In this lecture, Pio Abad will discuss his current exhibition at the Ashmolean Museum in Oxford, ‘To Those Sitting in Darkness.’ The title is a reference to the essay ‘To the Person Sitting in Darkness’, Mark Twain’s diatribe against imperialism, particularly the US conquest of the Philippines. The exhibition stages encounters between artefacts selected from Oxford University’s extensive collection, works drawn from the artist’s community and artworks he created in response to personages and narratives embedded within museum objects.
Abad sees the exhibition as an act of illumination that puts unexamined histories on display and provides a different kind of legibility to objects that have been confined to the margins of telling. It is also a memoir, formed within the cracks of grand narratives and taxonomical erasures. Historical artefacts becoming part of an inventory of the self, refracted through the diasporic entanglements of things and the many afterlives of empire.
Pio Abad (b.1983) is an artist whose work is concerned with the personal and political entanglements of objects.
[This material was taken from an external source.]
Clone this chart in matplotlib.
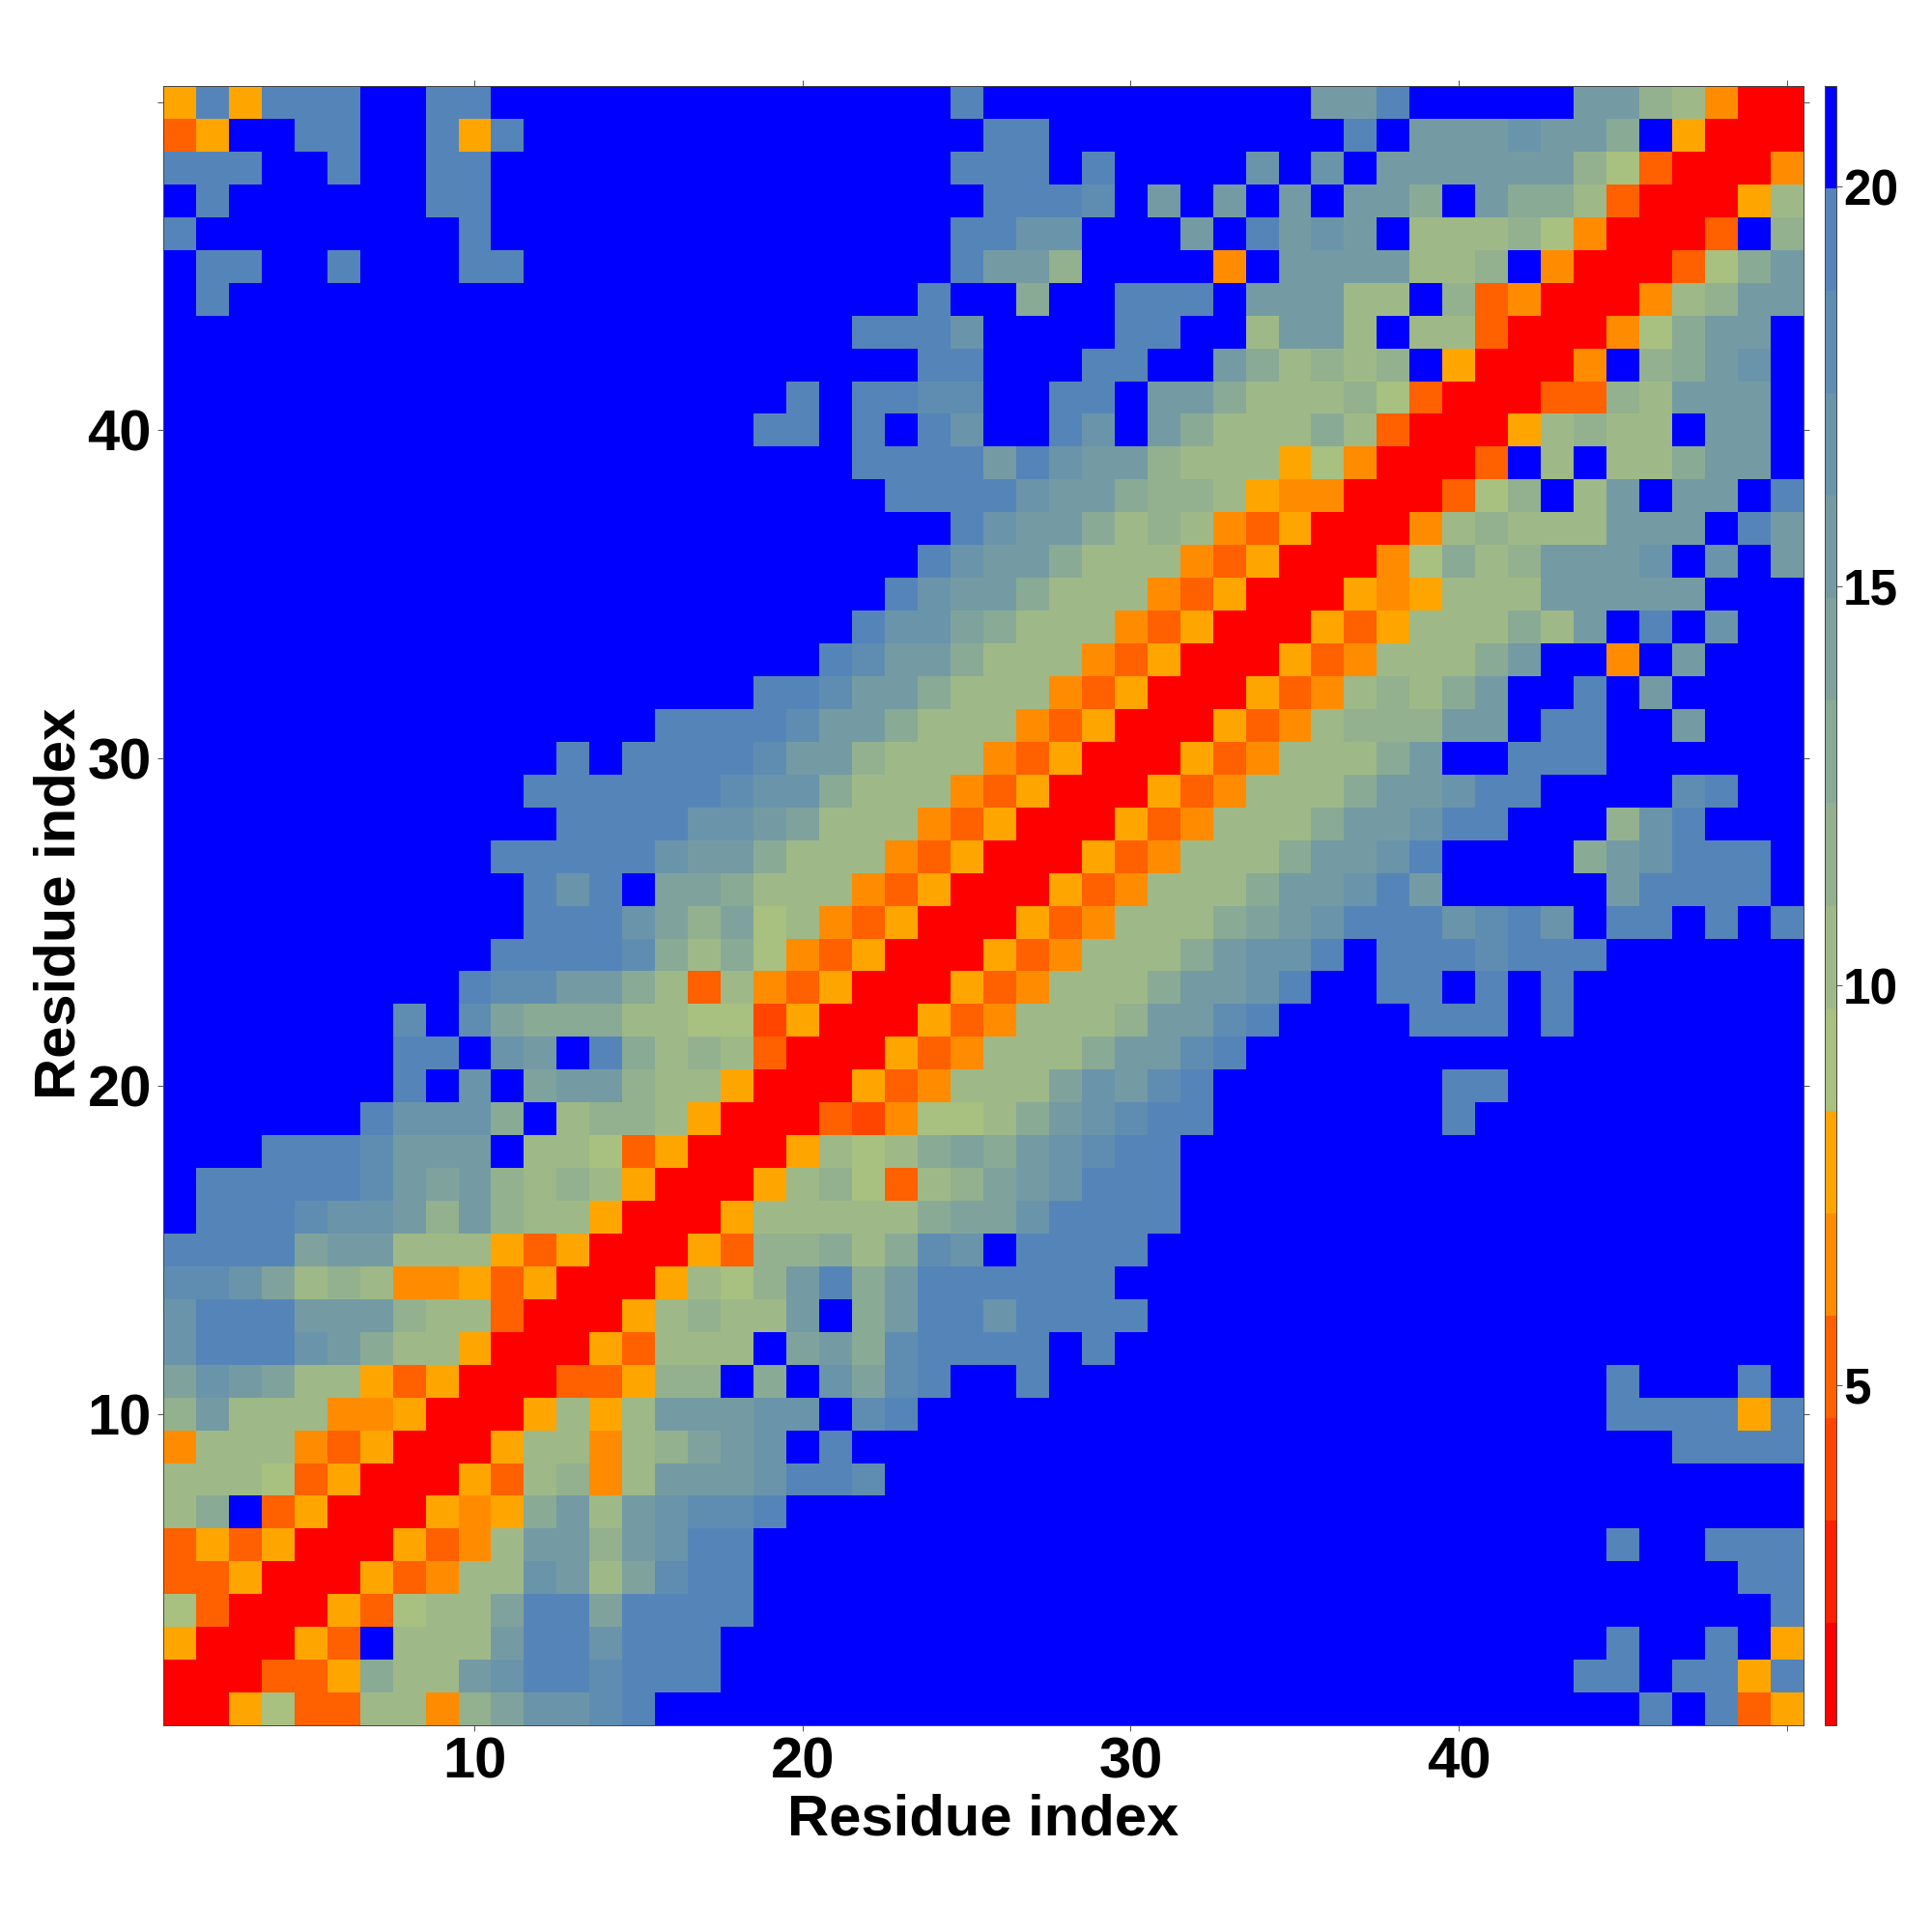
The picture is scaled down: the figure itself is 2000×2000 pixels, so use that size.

His wide-ranging body of work mines alternative or repressed historical events and offers counternarratives that draw out threads of complicity between incidents, ideologies and people. Deeply informed by unfolding events in the Philippines, where the artist was born and raised, his work emanates from a family narrative woven into the nation’s story.
He has exhibited at the Ashmolean Museum, Oxford; 13th Taipei Biennial; 58th Carnegie International; 5th Kochi-Muziris Biennial; Ateneo Art Gallery, Manila; Museum of Contemporary Art, Tokyo; Kadist, San Fransisco; 2nd Honolulu Biennial; 12th Gwangju Biennial; 4A Centre for Contemporary Asian Art, Sydney and Gasworks, London. Abad’s works are part of a number of important collections including Tate, UK; Carnegie Museum of Art, Pittsburgh; Hawai’i State Art Museum, Honolulu and Singapore Art Museum.
The lecture will be held in English.